Sexto dia de greve

Preço dos ingressos e conflito de interesses: entenda a greve em Machu Picchu, no Peru

Manifestantes liberaram a entrada do parque por trens durante 24 horas; ministra da Cultura disse que não vai ceder

Brasil de Fato | São Paulo (SP) |
Greve no sítio arqueológico começou em 25 de janeiro - Carolina Paucar / AFP

A greve contra a privatização na venda de ingressos para o sítio arqueológico Machu Picchu, no Peru, teve um dia de trégua nesta terça-feira (30). O Coletivo Popular de Machu Picchu se reunirá com o governo para negociar o fim das paralisações. Com isso as entradas ao parque pela linha de trem estão liberadas pelos manifestantes por um período de 24 horas.

O coletivo formado por moradores da região e funcionários do sítio arqueológico reivindica o fim do contrato firmado pelo Ministério da Cultura com a empresa Joinnus, que vai administrar a venda de entradas para o parque. Desde 25 de janeiro, o grupo realiza bloqueios na ferrovia que liga o local inca de Machu Picchu à cidade de Ollantaytambo.

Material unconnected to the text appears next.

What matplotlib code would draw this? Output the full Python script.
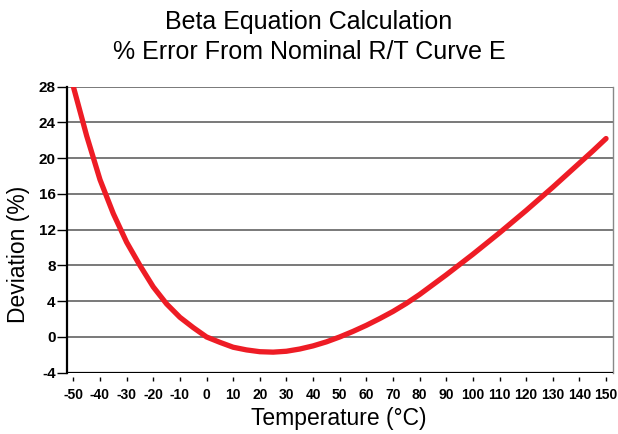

Os primeiros motivos para a paralisação são o aumento nos preços dos ingressos em 3,9% e o valor da margem de lucro da empresa. A Joinnus afirma que vai faturar 12 milhões de soles (R$ 15,66 milhões na cotação atual) em 2024 com essa operação. O coletivo afirma que  esse valor é quatro vezes o necessário para a manutenção do parque, o que não justifica a diferença nessa margem de lucro. Os ingressos hoje variam de 64 soles (R$ 83,50) para peruanos a 200 soles (R$ 260,95) para estrangeiros.

O governo usa justamente o argumento do lucro do parque para justificar a privatização. Segundo o Ministério da Cultura, a gestão do parque apresentou uma inconsistência no balanço da venda de ingressos de quase 8 milhões de soles (R$ 10,36 milhões na cotação atual), com a venda de quase 80 mil ingressos "fantasmas". 

Em comunicado, o Coletivo Popular de Machu Picchu também aponta para indícios de corrupção e de conflito de interesses da empresa Joinnus. A Comissão de Juristas de Cusco reforça essa tese e apresentou, em 26 de janeiro, um pedido de denúncia contra a empresa ao Ministério Público. O grupo afirma que a Joinnus teria usado a estrutura estatal para benefício próprio, como imóveis, funcionários e bases de dados virtuais.

O grupo de juristas também acusa a empresa de não ter repassado ao governo de Cusco o valor da venda virtual de ingressos do dia 20 de janeiro ao dia 26.

No documento, os manifestantes também afirmam que a empresa teria acesso à base de dados "mais valiosa" do setor de turismo, com informações pessoais fornecidas na plataforma de venda de ingressos. A companhia também atua no ramo de turismo e promoção de eventos, o que, para o coletivo, configura um conflito de interesses, já que o ideal seria uma empresa responsável só pela venda de ingressos.

Além das questões relacionadas à Joinnus, o comunicado pede também a renúncia da ministra da Cultura, Leslie Urteaga, por "danos e prejuízos" causados ao distrito de Machu Picchu. Também pede que ao menos 25% dos ingressos sejam vendidos na bilheteria física do parque.

O prefeito do distrito de Machu Picchu, Elvis La Torre Uñaccori, afirmou que o governo local não foi consultado para a mudança no sistema e que não aprova a contratação da Joinnus. A região recebe 4,5 mil turistas por dia. Sob o novo esquema de venda administrado pela Joinnus, são comercializados mil ingressos no Centro Cultural de Machu Picchu.

Negociações pelo fim da greve

Além da ministra da Cultura, o encontro desta terça-feira terá a participação dos ministros Jordi Hereu (Turismo) e Albina Ruiz Ríos (Meio Ambiente). Leslie Urteaga já disse que não vai cancelar o contrato com a empresa. Com as paralisações, o governo também estuda fechar temporariamente as entradas ao parque.

Ao todo, 1,2 mil pessoas deixaram o sítio arqueológico durante o final de semana, em um processo de evacuação da área por parte do governo.

O presidente do Conselho de Ministros, Alberto Otarola, ameaçou punir os manifestantes com 15 anos de prisão para quem bloqueou as ferrovias.

Machu Picchu é considerado Patrimônio Cultural da Humanidade desde 1983 pela Unesco (Organização das Nações Unidas para a Educação, a Ciência e a Cultura). Foi construído no século XV pelo império inca, então comandado por Pachacútec (1438-1470).